Pull out the lines from the line containing "Write a Python" through the line containing "yticks = list(range(10))", both lines included, and copy them exactly.
— start Record excerpts —
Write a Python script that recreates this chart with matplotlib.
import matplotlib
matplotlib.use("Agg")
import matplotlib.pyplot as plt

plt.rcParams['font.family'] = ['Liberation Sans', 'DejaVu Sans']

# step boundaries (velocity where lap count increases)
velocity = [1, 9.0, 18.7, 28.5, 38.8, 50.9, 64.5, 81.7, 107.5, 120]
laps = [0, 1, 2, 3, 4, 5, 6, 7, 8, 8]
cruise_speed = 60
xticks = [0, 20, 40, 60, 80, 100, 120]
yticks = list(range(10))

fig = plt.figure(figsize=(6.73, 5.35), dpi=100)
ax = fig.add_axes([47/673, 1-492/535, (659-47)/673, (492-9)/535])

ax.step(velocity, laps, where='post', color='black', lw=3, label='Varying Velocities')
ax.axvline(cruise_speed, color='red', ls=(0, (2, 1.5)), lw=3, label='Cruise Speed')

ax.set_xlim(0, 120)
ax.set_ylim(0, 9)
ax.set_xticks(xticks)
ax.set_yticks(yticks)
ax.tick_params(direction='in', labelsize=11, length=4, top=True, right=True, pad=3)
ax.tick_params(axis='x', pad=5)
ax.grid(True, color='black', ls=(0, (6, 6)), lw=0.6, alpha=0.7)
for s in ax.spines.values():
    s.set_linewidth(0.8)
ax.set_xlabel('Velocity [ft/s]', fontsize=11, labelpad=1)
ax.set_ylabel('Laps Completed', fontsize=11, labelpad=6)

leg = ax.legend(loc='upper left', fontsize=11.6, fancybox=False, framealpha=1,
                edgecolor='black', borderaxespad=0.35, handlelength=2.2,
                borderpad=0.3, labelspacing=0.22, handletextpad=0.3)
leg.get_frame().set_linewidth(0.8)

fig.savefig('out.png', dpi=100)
— end Record excerpts —
— start Record excerpts —
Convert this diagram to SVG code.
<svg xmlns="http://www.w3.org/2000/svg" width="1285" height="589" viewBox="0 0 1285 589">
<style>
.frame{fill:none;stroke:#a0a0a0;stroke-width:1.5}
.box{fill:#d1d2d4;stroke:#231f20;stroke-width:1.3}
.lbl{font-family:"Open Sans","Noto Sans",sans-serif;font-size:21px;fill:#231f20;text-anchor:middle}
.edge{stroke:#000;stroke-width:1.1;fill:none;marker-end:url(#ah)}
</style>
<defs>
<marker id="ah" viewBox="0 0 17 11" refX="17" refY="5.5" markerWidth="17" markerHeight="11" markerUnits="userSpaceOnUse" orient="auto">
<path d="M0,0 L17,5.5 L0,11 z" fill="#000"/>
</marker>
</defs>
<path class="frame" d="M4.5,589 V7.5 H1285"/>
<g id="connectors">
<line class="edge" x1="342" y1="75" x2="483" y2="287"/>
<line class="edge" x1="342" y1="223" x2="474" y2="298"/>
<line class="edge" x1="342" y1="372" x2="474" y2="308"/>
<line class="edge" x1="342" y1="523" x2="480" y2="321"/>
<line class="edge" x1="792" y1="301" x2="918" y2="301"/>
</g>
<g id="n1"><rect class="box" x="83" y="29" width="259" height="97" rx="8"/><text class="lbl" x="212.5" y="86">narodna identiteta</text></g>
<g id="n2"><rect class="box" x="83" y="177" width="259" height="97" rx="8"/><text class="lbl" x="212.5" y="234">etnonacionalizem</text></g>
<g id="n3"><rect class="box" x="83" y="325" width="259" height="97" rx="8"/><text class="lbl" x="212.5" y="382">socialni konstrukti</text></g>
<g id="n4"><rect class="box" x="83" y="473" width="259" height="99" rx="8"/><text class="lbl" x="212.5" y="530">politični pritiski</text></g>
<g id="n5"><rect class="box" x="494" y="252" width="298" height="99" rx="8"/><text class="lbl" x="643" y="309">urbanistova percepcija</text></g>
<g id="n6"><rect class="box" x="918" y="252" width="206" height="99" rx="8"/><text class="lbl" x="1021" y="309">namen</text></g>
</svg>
— end Record excerpts —
— start Record excerpts —
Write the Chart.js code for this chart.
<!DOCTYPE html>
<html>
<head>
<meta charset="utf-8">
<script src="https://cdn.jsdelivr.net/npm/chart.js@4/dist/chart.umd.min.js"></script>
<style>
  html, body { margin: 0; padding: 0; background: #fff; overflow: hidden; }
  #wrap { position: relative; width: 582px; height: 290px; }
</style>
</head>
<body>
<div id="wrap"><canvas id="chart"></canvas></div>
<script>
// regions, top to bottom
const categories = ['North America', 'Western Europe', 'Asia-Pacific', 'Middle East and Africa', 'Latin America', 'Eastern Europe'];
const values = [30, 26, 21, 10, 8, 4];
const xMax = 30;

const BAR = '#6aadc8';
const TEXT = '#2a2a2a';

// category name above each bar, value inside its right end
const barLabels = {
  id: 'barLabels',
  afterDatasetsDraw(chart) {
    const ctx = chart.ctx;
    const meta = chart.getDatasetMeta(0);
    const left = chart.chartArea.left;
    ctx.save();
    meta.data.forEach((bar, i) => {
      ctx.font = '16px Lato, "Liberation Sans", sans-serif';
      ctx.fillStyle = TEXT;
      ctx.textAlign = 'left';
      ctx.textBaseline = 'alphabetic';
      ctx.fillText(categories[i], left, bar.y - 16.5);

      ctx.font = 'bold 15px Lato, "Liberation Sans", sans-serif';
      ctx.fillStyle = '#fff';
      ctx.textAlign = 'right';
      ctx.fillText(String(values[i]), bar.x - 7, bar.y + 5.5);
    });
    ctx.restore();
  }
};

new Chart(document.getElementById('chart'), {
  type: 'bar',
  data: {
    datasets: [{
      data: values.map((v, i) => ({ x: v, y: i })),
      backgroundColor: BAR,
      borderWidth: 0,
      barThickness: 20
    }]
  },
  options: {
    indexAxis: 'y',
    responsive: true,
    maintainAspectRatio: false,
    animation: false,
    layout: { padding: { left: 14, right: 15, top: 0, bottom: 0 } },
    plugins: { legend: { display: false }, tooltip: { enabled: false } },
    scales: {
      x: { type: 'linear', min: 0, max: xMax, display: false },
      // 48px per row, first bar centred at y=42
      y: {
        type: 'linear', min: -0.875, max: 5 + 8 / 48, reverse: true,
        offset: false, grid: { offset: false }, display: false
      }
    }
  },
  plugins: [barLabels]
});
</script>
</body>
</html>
— end Record excerpts —
- _The answer_:
Write a Python script that recreates this chart with matplotlib.
import matplotlib
matplotlib.use("Agg")
import matplotlib.pyplot as plt

plt.rcParams['font.family'] = ['Liberation Sans', 'DejaVu Sans']

# step boundaries (velocity where lap count increases)
velocity = [1, 9.0, 18.7, 28.5, 38.8, 50.9, 64.5, 81.7, 107.5, 120]
laps = [0, 1, 2, 3, 4, 5, 6, 7, 8, 8]
cruise_speed = 60
xticks = [0, 20, 40, 60, 80, 100, 120]
yticks = list(range(10))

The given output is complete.